Listening rewards attention to detail and exposure to different accents. You'll hear British, Australian, American, and Indian English on the exam. Most Kuwait students study American English in school, so Australian and Indian accents surprise them. Exposure is the fix — watch movies and podcasts in different accents for 30 minutes weekly.
Writing: structure beats vocabulary at band 7
Task 1 (the letter or diagram) is mechanical. Learn the five-paragraph structure, practice cohesion connectors (however, therefore, in contrast), and you'll reach band 7. Examiners aren't looking for brilliance here — they're looking for clear communication of information under time pressure.
Task 2 (the essay) is where real writing skill shows. Band 7 essays have an argument, not five paragraphs of related thoughts. You pick a position, explain it with evidence, address the counterargument, and conclude logically. Examiners reward clarity and logical progression far more than sophisticated vocabulary. Many band 6 essays are harder to read than band 7 essays because the student is flexing vocabulary instead of explaining clearly.
Write one full essay every 3-4 days. Get feedback on the first 5 essays — then you'll understand your patterns. Most students have the same problems: they don't actually answer the question (poor task response), they have unclear paragraphing, or they use inconsistent tenses. Fix those three issues and your score jumps.
Resources that actually work in Kuwait
The British Council band descriptors are free and sacred. Read them. They tell you exactly what examiners want at each band level.
Cambridge IELTS books 14-18 are worth purchasing. They contain real past papers, realistic difficulty, and good explanations. Work through them under timed conditions as if you're sitting the real exam.
For speaking, TED talks and BBC Learning English are better than most textbooks. Listen, repeat, record yourself, compare to the original. You'll hear fluent English and internalize the rhythm and intonation.
For writing feedback, most IELTS centers in Kuwait will band your essay for a fee. It's cheaper than hiring a tutor and far more honest than your own self-assessment.
If you're looking for structured, interactive guidance tailored to Kuwait and Gulf students, the IELTS prep platform includes practice exercises and feedback loops — but the principle is universal: consistent daily practice beats sporadic intensive cramming every single time.

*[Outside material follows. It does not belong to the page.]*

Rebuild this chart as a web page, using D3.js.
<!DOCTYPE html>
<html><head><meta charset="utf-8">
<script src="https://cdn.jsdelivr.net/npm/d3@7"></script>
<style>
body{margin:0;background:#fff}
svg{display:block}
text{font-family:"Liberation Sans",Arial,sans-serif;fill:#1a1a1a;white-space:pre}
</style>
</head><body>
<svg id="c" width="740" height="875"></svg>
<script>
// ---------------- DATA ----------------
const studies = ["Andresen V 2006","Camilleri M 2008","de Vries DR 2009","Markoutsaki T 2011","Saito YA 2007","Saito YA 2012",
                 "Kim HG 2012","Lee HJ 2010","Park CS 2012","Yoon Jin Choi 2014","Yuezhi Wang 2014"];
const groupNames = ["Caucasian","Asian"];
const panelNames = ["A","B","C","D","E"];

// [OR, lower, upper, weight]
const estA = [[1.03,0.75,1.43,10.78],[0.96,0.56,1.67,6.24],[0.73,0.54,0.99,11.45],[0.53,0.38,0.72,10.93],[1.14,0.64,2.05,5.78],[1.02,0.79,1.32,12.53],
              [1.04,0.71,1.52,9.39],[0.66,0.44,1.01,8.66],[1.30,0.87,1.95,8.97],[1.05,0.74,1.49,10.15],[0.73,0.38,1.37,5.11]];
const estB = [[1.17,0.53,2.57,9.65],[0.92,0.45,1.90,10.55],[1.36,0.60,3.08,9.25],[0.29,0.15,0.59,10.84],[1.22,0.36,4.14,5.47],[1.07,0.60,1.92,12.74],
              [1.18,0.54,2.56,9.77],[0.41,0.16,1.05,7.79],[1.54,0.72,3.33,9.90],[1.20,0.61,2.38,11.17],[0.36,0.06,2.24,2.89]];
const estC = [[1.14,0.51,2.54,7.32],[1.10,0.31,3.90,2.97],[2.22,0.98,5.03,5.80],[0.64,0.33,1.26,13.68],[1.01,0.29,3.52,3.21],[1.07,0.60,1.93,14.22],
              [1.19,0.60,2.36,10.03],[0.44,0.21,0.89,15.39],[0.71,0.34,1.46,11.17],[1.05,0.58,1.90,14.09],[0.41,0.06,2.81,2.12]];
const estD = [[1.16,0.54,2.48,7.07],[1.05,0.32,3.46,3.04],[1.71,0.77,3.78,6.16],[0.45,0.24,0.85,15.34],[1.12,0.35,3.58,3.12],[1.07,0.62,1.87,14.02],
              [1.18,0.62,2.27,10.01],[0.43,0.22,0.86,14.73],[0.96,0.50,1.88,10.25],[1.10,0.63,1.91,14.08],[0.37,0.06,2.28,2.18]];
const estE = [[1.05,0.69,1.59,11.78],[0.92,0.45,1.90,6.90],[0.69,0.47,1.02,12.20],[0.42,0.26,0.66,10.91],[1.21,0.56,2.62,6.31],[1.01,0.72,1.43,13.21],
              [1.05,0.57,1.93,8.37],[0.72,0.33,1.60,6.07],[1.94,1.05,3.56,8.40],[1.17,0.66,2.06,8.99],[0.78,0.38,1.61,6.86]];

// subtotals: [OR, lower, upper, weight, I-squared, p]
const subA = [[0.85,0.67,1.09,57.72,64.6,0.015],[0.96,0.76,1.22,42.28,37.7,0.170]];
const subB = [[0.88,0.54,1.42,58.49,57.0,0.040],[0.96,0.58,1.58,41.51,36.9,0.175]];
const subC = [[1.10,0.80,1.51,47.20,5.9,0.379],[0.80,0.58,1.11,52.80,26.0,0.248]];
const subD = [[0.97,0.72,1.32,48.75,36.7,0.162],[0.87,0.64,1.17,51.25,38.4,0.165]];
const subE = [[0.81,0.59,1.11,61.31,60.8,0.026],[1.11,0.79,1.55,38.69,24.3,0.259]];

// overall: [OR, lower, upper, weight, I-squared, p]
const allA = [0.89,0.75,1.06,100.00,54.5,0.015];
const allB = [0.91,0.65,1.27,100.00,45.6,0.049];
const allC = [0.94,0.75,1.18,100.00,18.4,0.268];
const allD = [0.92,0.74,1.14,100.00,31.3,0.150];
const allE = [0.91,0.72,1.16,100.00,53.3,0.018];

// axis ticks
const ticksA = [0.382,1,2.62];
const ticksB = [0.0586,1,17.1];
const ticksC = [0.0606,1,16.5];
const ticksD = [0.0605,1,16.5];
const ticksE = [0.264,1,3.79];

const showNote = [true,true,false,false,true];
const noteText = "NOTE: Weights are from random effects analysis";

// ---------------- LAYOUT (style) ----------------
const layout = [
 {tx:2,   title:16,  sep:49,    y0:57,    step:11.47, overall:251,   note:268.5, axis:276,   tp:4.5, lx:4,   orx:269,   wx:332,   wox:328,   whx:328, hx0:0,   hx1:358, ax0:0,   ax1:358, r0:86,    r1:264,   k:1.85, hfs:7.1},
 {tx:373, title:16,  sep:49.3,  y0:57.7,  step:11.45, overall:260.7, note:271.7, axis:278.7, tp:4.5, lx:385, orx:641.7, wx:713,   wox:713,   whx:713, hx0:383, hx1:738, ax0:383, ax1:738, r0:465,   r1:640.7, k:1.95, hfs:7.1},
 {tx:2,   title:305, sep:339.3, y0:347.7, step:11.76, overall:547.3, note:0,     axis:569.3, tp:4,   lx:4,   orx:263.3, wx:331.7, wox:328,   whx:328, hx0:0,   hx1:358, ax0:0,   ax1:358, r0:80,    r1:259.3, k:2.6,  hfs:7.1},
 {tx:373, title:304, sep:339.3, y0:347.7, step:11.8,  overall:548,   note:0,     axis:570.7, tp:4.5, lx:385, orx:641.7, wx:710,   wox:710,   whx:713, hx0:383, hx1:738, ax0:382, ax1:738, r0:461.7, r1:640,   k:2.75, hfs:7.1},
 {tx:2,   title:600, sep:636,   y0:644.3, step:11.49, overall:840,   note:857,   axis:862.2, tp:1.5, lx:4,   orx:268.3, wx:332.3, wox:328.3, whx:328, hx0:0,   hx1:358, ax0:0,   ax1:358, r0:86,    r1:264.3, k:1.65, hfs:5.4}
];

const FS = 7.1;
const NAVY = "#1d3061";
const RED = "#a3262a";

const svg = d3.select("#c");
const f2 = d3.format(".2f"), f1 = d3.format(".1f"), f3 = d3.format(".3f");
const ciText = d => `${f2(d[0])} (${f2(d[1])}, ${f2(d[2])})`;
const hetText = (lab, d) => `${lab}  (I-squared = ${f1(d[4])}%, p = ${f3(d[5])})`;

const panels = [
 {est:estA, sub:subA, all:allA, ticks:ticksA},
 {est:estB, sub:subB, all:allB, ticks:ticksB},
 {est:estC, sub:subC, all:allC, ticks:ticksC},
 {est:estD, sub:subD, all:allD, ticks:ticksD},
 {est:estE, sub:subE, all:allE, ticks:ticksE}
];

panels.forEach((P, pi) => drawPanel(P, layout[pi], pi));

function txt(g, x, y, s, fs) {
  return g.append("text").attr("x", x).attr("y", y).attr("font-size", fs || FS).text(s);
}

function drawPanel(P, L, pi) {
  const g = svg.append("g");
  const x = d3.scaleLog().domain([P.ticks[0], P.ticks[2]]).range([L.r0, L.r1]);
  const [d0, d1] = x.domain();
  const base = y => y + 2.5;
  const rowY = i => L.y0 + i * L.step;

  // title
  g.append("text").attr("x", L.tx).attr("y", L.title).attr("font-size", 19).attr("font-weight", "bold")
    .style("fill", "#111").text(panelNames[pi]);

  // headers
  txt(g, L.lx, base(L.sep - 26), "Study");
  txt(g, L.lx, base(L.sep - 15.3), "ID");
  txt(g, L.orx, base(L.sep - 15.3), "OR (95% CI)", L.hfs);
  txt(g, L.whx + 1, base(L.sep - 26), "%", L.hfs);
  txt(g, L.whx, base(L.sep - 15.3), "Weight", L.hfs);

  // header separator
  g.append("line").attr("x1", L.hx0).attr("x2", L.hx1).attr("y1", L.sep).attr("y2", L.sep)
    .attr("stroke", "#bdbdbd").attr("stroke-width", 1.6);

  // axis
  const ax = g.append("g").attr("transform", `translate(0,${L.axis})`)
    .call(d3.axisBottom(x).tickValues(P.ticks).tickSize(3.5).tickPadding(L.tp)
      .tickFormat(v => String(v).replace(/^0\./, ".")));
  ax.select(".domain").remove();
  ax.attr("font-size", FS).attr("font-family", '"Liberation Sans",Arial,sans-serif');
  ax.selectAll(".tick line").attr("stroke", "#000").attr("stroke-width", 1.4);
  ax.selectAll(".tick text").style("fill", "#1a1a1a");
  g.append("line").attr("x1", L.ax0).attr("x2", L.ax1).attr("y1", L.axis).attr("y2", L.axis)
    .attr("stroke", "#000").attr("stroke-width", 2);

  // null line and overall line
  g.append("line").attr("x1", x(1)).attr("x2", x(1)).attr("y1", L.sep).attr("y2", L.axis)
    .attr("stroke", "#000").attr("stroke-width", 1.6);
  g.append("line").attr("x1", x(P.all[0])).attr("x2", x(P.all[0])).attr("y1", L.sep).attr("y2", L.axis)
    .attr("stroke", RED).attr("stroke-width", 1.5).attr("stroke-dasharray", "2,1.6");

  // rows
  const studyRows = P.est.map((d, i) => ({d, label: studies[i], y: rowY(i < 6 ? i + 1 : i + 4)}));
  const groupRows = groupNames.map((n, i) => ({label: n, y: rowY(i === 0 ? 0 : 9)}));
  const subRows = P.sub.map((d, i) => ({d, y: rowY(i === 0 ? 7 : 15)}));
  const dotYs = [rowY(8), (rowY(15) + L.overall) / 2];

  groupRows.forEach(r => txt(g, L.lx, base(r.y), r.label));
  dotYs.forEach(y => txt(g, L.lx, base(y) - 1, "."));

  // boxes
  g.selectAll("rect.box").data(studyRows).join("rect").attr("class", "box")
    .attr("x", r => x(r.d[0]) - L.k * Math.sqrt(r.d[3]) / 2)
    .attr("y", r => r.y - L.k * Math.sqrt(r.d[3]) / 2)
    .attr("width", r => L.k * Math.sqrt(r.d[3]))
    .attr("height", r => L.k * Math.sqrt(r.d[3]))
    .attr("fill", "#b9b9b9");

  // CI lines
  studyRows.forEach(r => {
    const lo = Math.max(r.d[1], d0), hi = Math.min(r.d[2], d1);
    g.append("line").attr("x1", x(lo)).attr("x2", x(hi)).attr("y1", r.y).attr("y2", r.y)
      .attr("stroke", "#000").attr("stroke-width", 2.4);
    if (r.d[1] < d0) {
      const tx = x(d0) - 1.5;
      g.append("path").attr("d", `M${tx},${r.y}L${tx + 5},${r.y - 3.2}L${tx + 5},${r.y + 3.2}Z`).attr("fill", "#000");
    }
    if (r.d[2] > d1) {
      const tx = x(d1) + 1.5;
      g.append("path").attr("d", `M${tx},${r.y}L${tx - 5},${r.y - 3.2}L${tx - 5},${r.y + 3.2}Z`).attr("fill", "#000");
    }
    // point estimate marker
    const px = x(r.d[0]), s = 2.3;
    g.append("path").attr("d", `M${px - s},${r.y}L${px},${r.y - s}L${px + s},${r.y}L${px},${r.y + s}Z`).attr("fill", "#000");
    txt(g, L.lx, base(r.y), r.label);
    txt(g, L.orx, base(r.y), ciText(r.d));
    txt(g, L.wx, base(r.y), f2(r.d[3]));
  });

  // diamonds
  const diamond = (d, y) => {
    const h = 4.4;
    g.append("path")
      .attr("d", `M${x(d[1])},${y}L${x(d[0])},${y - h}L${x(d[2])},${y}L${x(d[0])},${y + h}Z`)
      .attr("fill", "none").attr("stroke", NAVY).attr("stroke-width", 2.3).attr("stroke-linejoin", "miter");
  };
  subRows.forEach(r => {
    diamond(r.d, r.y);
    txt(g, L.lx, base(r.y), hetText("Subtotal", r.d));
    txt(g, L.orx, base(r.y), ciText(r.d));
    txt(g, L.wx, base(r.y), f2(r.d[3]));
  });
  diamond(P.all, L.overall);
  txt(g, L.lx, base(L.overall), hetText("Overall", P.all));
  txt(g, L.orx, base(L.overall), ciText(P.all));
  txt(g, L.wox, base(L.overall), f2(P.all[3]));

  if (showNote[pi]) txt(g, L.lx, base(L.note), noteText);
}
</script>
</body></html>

The honest caveat about realistic timing
If you're taking IELTS in eight weeks and aiming for band 7+, you might hit it. You might not. The students I've coached who reached band 7+ in less than three months had already spent 500+ hours on English before test prep started. They watched English movies, worked in English-speaking teams, or studied in English universities. Their baseline was already high. If English is a school subject for you, not your daily reality, give yourself the full 4-6 months. Rushing a band 7 preparation usually results in a band 6 test day, and then you're re-registering for the exam and starting over.